The date on bills of lading should be the exact date of delivery of the merchandise to the carrier. This can help prevent misunderstandings regarding what rate or tariff applies to the shipment.
Description of goods
The description of the goods covered by the bill of lading should be complete and exact regarding quantity and quality. Other information may be necessary to allow the carrier to classify and properly rate the shipment. The law, both federal and state, requires shippers to furnish the correct description of property to be transported by the carrier. The carrier is also required to use proper and reasonable diligence when determining that the correct description of the property has been provided.
If, through error, the shipper describes the shipment incorrectly, and therefore is subject to a higher rate than the shipper would have been responsible for under another description, a corrected bill of lading may be issued. There are heavy penalties for intentionally describing a shipment incorrectly to obtain lower freight rates and charges.
Special markings and instructions
Special marks shown on the shipping units should be reproduced on the bill of lading. Special instructions (i.e., freezables, transit privileges, pick-up allowances, etc.) should be included.

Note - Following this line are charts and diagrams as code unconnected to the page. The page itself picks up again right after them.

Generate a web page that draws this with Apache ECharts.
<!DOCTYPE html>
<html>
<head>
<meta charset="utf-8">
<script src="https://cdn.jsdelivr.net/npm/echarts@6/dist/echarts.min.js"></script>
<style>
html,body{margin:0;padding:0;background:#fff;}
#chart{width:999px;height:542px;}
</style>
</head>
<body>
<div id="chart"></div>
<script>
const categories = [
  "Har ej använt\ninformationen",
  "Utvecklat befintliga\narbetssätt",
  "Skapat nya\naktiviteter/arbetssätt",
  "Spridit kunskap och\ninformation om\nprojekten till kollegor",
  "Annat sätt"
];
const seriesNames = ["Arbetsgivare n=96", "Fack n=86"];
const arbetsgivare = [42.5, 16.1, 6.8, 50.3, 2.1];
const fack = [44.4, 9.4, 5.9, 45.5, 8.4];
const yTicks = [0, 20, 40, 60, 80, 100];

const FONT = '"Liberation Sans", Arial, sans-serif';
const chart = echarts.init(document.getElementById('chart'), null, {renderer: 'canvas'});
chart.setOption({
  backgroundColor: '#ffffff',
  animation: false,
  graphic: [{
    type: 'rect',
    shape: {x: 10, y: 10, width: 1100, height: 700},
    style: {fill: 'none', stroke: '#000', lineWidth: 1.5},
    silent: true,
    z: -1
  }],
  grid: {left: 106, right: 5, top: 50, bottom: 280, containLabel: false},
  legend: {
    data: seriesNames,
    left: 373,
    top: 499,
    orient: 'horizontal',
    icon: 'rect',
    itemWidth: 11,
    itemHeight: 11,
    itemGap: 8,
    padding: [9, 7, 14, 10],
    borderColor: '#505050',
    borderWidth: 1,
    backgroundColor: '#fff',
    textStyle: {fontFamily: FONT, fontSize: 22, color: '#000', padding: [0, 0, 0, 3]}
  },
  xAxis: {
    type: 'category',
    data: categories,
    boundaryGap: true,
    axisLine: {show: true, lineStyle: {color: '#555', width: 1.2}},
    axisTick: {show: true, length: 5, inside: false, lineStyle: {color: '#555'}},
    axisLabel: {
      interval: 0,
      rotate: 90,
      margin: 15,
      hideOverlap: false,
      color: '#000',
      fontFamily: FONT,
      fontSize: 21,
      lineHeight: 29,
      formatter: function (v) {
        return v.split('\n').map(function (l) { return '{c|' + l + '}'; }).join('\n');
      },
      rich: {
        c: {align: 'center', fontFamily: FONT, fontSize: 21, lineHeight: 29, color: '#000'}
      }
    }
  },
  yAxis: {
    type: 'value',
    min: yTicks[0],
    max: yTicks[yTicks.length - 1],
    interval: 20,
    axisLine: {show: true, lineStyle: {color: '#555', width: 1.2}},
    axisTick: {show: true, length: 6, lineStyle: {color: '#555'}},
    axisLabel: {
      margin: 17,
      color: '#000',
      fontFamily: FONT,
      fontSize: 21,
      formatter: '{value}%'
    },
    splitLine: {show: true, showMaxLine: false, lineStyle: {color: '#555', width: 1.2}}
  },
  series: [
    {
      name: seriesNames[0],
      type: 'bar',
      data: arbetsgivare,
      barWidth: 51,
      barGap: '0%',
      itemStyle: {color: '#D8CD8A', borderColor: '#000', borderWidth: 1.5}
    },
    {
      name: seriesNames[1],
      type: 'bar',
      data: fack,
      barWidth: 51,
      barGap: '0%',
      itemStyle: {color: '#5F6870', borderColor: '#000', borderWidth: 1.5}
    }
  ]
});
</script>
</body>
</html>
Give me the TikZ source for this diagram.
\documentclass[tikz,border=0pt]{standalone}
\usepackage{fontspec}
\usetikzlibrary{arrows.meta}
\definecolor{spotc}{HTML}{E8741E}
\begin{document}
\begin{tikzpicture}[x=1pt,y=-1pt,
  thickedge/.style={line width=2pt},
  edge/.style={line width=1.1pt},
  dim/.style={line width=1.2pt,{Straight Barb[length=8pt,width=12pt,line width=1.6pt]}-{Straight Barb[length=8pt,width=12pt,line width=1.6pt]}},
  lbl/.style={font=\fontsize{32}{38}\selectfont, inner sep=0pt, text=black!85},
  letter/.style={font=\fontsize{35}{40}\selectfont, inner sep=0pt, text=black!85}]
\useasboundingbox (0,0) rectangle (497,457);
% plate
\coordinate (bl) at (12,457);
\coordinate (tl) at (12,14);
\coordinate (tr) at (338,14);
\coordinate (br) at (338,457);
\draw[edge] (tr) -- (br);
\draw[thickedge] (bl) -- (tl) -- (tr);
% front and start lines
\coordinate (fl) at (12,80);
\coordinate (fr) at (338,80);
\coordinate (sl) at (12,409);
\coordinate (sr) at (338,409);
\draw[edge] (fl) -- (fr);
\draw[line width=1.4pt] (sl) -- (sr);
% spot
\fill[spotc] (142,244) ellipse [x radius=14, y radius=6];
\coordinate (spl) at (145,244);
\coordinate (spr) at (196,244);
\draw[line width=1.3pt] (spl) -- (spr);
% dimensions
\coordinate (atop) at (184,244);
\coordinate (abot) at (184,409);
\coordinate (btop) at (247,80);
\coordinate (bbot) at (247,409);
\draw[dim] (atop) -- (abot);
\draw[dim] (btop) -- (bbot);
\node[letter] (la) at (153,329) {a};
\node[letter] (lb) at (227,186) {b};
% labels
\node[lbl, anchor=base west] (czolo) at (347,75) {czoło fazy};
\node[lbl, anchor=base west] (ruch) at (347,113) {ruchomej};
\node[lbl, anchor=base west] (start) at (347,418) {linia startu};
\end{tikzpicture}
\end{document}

Payment of freight charges
Carriers may require prepayment of freight charges on certain commodities or on freight consigned to certain points, and they have the right under the law to require prepayment on all freight as long as they avoid discrimination. Generally, it is the option of the shipper to determine who will pay the charges and at what point.
Bill of lading forms must indicate the liability for transportation charges. Some forms require the words “to be prepaid” to be inserted. Other forms require that the “collect” box be checked.

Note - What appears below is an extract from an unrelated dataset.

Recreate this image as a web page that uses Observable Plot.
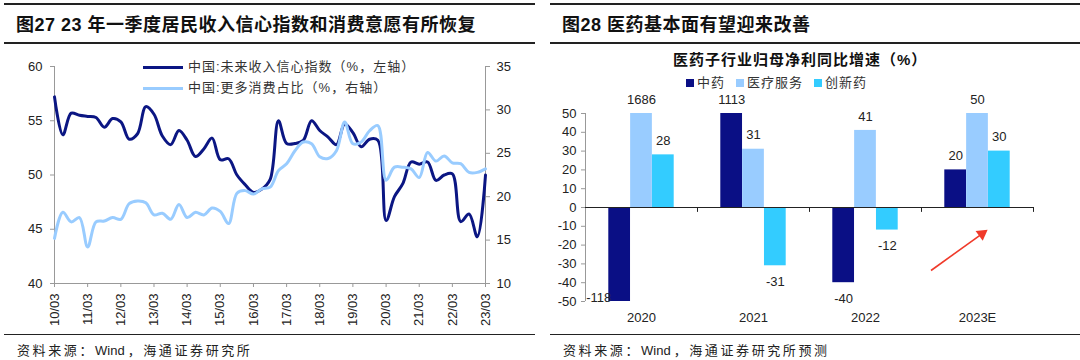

The box on the face of the bill of lading referring to “Section 7 of conditions,” sometimes known as the “no recourse clause,” deals with the payment of freight charges. It is fully explained in Section 7 of the terms and conditions, but basically provides:
- That the owner of the goods or the consignee must pay the freight charges, and except where the carriers are lawfully authorized to do so, it must not deliver or relinquish possession at destination of the property until all tariffs and charges on it have been paid.
- The consignor shall be liable for the freight and all other lawful charges unless space provided for stipulating otherwise on the face of the bill of lading has been signed.

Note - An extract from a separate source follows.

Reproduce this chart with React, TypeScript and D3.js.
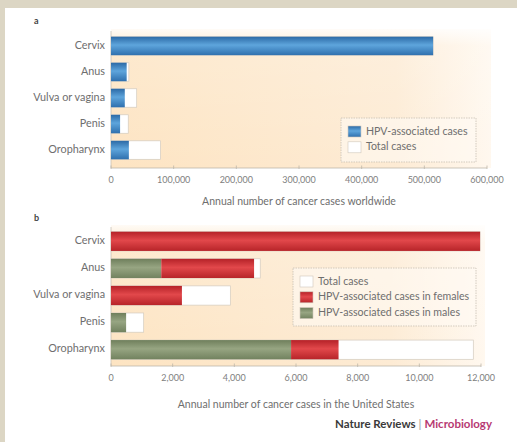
import React from "react";
import * as d3 from "d3";

// Cancer sites shown in both panels
const categories = ["Cervix", "Anus", "Vulva or vagina", "Penis", "Oropharynx"];

// Panel a: annual cases worldwide
const worldHpv = [514000, 25000, 22000, 14500, 28500];
const worldTotal = [514000, 28500, 41000, 27500, 79000];
const worldTicks = [0, 100000, 200000, 300000, 400000, 500000, 600000];

// Panel b: annual cases in the United States
const usMales = [0, 1630, 0, 490, 5840];
const usFemales = [11970, 3010, 2300, 0, 1540];
const usTotal = [11970, 4840, 3870, 1060, 11750];
const usTicks = [0, 2000, 4000, 6000, 8000, 10000, 12000];

const W = 517;
const H = 442;
const FONT = "Lato, 'Open Sans', sans-serif";
const fmt = d3.format(",");

type Seg = { key: string; x0: number; x1: number; fill: string; stroke?: string };

function Panel(props: {
  label: string;
  labelY: number;
  bgTop: number;
  axisY: number;
  titleY: number;
  xMax: number;
  domainMax: number;
  bandTop: number;
  bandBottom: number;
  ticks: number[];
  title: string;
  segments: (i: number) => Seg[];
  legend: { x: number; y: number; w: number; h: number; items: { text: string; fill: string }[] };
}) {
  const x = d3.scaleLinear().domain([0, props.domainMax]).range([111, props.xMax]);
  const y = d3
    .scaleBand<string>()
    .domain(categories)
    .range([props.bandTop, props.bandBottom])
    .paddingInner(0.29)
    .paddingOuter(0);
  const left = x(0);
  const { legend } = props;
  return (
    <g>
      <text x={34} y={props.labelY} fontFamily={FONT} fontWeight={700} fontSize={9} fill="#444">
        {props.label}
      </text>
      <rect
        x={left}
        y={props.bgTop}
        width={props.xMax + 4 - left}
        height={props.axisY - props.bgTop}
        fill="url(#bgGrad)"
      />
      <rect
        x={left}
        y={props.bgTop}
        width={props.xMax + 4 - left}
        height={props.axisY - props.bgTop}
        fill="url(#bgTopFade)"
      />
      <line x1={left} x2={left} y1={props.bgTop + 2} y2={props.axisY} stroke="#c9c2b6" strokeWidth={0.8} />
      {categories.map((c, i) => (
        <g key={c}>
          <text
            x={105}
            y={(y(c) as number) + y.bandwidth() / 2}
            textAnchor="end"
            dominantBaseline="middle"
            fontFamily={FONT}
            fontSize={10.8}
            fill="#6e6e6e"
          >
            {c}
          </text>
          {props.segments(i).map((s) =>
            s.x1 > s.x0 ? (
              <rect
                key={s.key}
                x={x(s.x0)}
                y={y(c)}
                width={x(s.x1) - x(s.x0)}
                height={y.bandwidth()}
                fill={s.fill}
                stroke={s.stroke ?? "none"}
                strokeWidth={0.7}
              />
            ) : null
          )}
        </g>
      ))}
      <line x1={left} x2={props.xMax} y1={props.axisY} y2={props.axisY} stroke="#bdb6aa" strokeWidth={0.8} />
      {props.ticks.map((t) => (
        <g key={t}>
          <line x1={x(t)} x2={x(t)} y1={props.axisY - 2.5} y2={props.axisY + 1} stroke="#bdb6aa" strokeWidth={0.8} />
          <text
            x={x(t)}
            y={props.axisY + 15}
            textAnchor="middle"
            fontFamily={FONT}
            fontSize={9}
            fill="#808080"
          >
            {fmt(t)}
          </text>
        </g>
      ))}
      <text
        x={(left + props.xMax) / 2}
        y={props.titleY}
        textAnchor="middle"
        fontFamily={FONT}
        fontSize={10.5}
        fill="#6e6e6e"
      >
        {props.title}
      </text>
      <rect
        x={legend.x}
        y={legend.y}
        width={legend.w}
        height={legend.h}
        fill="#fffaf3"
        fillOpacity={0.6}
        stroke="#c8c0b4"
        strokeWidth={0.8}
        strokeDasharray="1.5,1"
      />
      {legend.items.map((it, k) => (
        <g key={it.text}>
          <rect
            x={legend.x + 7}
            y={legend.y + 8 + k * 15.8}
            width={13}
            height={11}
            fill={it.fill}
            stroke="#cfc7bb"
            strokeWidth={0.6}
          />
          <text
            x={legend.x + 25}
            y={legend.y + 14 + k * 15.8}
            dominantBaseline="middle"
            fontFamily={FONT}
            fontSize={10.6}
            fill="#6e6e6e"
          >
            {it.text}
          </text>
        </g>
      ))}
    </g>
  );
}

export default function App() {
  return (
    <div style={{ position: "fixed", left: 0, top: 0 }}>
      <svg width={W} height={H} viewBox={`0 0 ${W} ${H}`} style={{ display: "block" }}>
        <defs>
          <linearGradient id="bgGrad" x1="0" y1="0" x2="1" y2="0">
            <stop offset="0" stopColor="#fde4c2" />
            <stop offset="0.75" stopColor="#fdebd4" />
            <stop offset="1" stopColor="#fff8ef" />
          </linearGradient>
          <linearGradient id="bgTopFade" x1="0" y1="0" x2="0" y2="1">
            <stop offset="0" stopColor="#ffffff" stopOpacity={0.85} />
            <stop offset="0.12" stopColor="#ffffff" stopOpacity={0.2} />
            <stop offset="1" stopColor="#ffffff" stopOpacity={0} />
          </linearGradient>
          <linearGradient id="blueGrad" x1="0" y1="0" x2="0" y2="1">
            <stop offset="0" stopColor="#2c6aa6" />
            <stop offset="0.45" stopColor="#5ea5dc" />
            <stop offset="1" stopColor="#2f70ae" />
          </linearGradient>
          <linearGradient id="redGrad" x1="0" y1="0" x2="0" y2="1">
            <stop offset="0" stopColor="#b52228" />
            <stop offset="0.45" stopColor="#e2484b" />
            <stop offset="1" stopColor="#b72429" />
          </linearGradient>
          <linearGradient id="greenGrad" x1="0" y1="0" x2="0" y2="1">
            <stop offset="0" stopColor="#6f7f5c" />
            <stop offset="0.45" stopColor="#97a582" />
            <stop offset="1" stopColor="#72825f" />
          </linearGradient>
        </defs>
        <rect x={0} y={0} width={W} height={H} fill="#ffffff" />
        <rect x={0} y={0} width={W} height={8} fill="#dcd6c4" />
        <rect x={0} y={0} width={5} height={H} fill="#dcd6c4" />

        <Panel
          label="a"
          labelY={24}
          bgTop={29}
          axisY={168}
          titleY={205}
          xMax={487}
          domainMax={600000}
          bandTop={36.7}
          bandBottom={159.3}
          ticks={worldTicks}
          title="Annual number of cancer cases worldwide"
          segments={(i) => [
            { key: "total", x0: 0, x1: worldTotal[i], fill: "#ffffff", stroke: "#d3cbbf" },
            { key: "hpv", x0: 0, x1: worldHpv[i], fill: "url(#blueGrad)" },
          ]}
          legend={{
            x: 341,
            y: 118,
            w: 135,
            h: 44,
            items: [
              { text: "HPV-associated cases", fill: "url(#blueGrad)" },
              { text: "Total cases", fill: "#ffffff" },
            ],
          }}
        />

        <Panel
          label="b"
          labelY={221}
          bgTop={225}
          axisY={366}
          titleY={408}
          xMax={481}
          domainMax={12000}
          bandTop={231.7}
          bandBottom={359.3}
          ticks={usTicks}
          title="Annual number of cancer cases in the United States"
          segments={(i) => [
            { key: "total", x0: 0, x1: usTotal[i], fill: "#ffffff", stroke: "#d3cbbf" },
            { key: "male", x0: 0, x1: usMales[i], fill: "url(#greenGrad)" },
            { key: "female", x0: usMales[i], x1: usMales[i] + usFemales[i], fill: "url(#redGrad)" },
          ]}
          legend={{
            x: 293,
            y: 268,
            w: 183,
            h: 58,
            items: [
              { text: "Total cases", fill: "#ffffff" },
              { text: "HPV-associated cases in females", fill: "url(#redGrad)" },
              { text: "HPV-associated cases in males", fill: "url(#greenGrad)" },
            ],
          }}
        />

        <text x={492} y={428} textAnchor="end" fontFamily={FONT} fontSize={11.5} fontWeight={700}>
          <tspan fill="#3a3a3a">Nature Reviews</tspan>
          <tspan fill="#999" fontWeight={400}> | </tspan>
          <tspan fill="#b73a72">Microbiology</tspan>
        </text>
      </svg>
    </div>
  );
}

- The carrier has the right to require prepayment or guarantee of the charges at the time of shipment.
- If inspection reveals the articles shipped are not correctly described in the bill of lading, the freight charges on the goods that were actually shipped must be paid.
Shippers who leave the Section 7 area blank or unsigned are effectively telling the carrier that if they do not, or are unable to, collect the charges from the consignee, the carrier may return to the shipper (consignor) for payment of the freight charges, even though the terms for payment of freight charges on the bill of lading are collected on delivery.
Whether or not Section 7 is executed has a direct impact on the carrier’s ability to collect freight charges from the consignor when the charges are due and uncollectible from the consignee.